I Deserved More than a "D"!

    But there’s more. By week’s end, there had to be a trip to Springfield, Massachusetts. Springfield is a place not far from Boston that seems to curiously possess very little history, except for one thing. It is the place where the game of basketball was invented. (My 9th grade term paper titled, What We Should Know About Basketball” provides the research material for the proceeding paragraphs! But don’t trust it too much. I only earned a “D” for my work!)
    A certain Dr. James Naismith decided to give the kids down at the Springfield YMCA a little recreation. (Remember, this was the 19th century. Recreation came cheap) The Dr. constructed a pole, topped by a peach basketball, that was supposed to be the final resting place for a flying ball fashioned out of leather. There were no shoe deals, no press conferences, and no police blotters full of peach basketeers. Just a game, memorialized in Springfield’s only real landmark – The Basketball Hall of Fame! A place that deserves that exclamation mark. Maybe two of them.

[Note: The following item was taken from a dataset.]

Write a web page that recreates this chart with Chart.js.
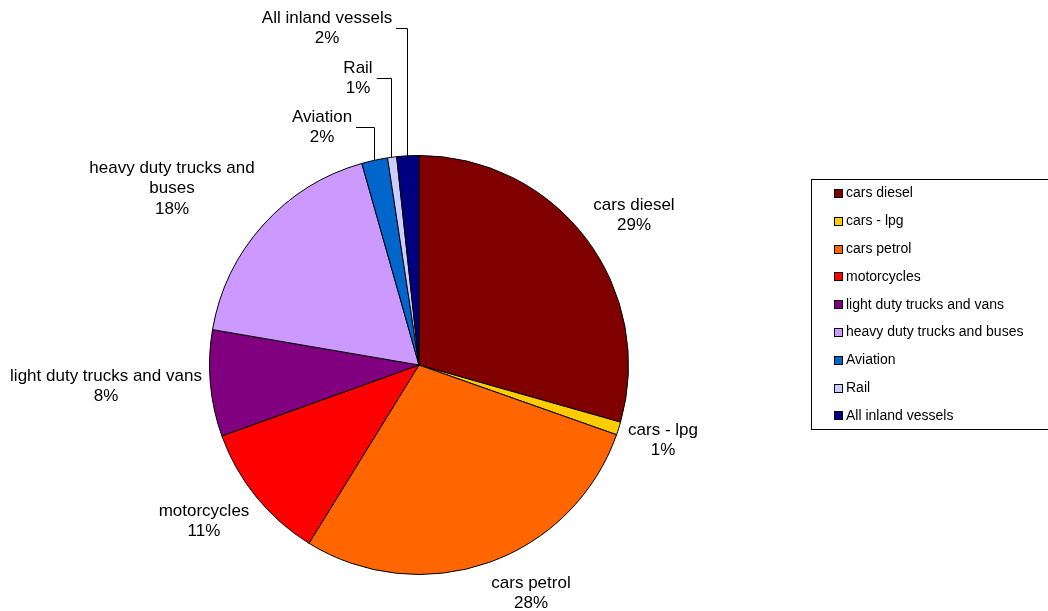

Shots Heard 'Round the World

   There, where video screens constantly show all manner of “shots heard ‘round the world”, I conducted one deliberate search. To find our Uniontown, Pennsylvania connection. And there, in the very first section devoted to honoring each Hall of Fame inductee, I found that connection. Charles “Chuck” Hyatt. Uniontown’s, Pennsylvania’s first real sport’s hero was right there. His picture and his story right there. The Very First Player Selected to enter the Hall of Fame in 1959. He and his college coach, Dr. H Clifford Carlson (University of Pittsburgh, two national championships and considered one of the first scholars of the game of basketball) share the very exhibit!
    Chuck Hyatt, leader of the first state basketball championship, in fact the very first championship of any kind at our School of Champions, standing with the likes of Magic Johnson, Jerry Lucas, Larry Bird, Oscar Robertson, Wilt Chamberlain and Isaiah Thomas! Those men had to wait their turn. Charley Hyatt never had to wait. He was the first!
   There I stood proudly, exalting in the memory of a man who had walked the same high school halls I’d walked, but who scaled heights in which I’d only dreamed!
    It is so important to me that my hometown is honored on this platform. It is so maddening that my hometown doesn’t honor itself the same way. Not on Charley Hyatt’s account. Hardly on anybody else’s. We have to leave that to the people who understand real history in the state of Massachusetts!

The End

Hyatt Facts!

  • While it is assumed Charley Hyatt was born in Uniontown, Pennsylvania, he was not. He was born February 18th, 1908 in Syracuse, New York. He moved to Uniontown later and graduated from Uniontown High School in 1925.
  • Hyatt was named an All-American three years in a row at The University of Pittsburgh. (1928-1930)
  • In his last year at Pitt, Hyatt shared the his All-American honors with John Wooden, the legendary coach and player, and the man for whom the College National Championship trophy is named.
  • Hyatt was named an AAU All-American 8 times.
  • Not only was Hyatt a great college and AAU basketball player, he was a coach. He coached his Phillips 66 Oilers to a National AAU Championship in 1940!
  • Hyatt's induction into the Naismith (Basketball) Hall of Fame is made even more significant because it is the only Hall of Fame of the three most popular US sports (Football, Baseball and Basketball) to include college athletes and coaches. Cooperstown and Canton induct only professional athletes.

POSTSCRIPT

Red Raider Nation has achieved a milestone of sorts. We have contacted the Naismith Hall of Fame in Springfield, Massachusetts and made a request, and they've responded!
After months of requesting that the Hall change the listing for Red Raider legend Charles Hyatt to correctly credit his high school as being Uniontown High School, instead of Uniontown CENTRAL high school -- on Saturday March 10th 2002, they graciously obliged.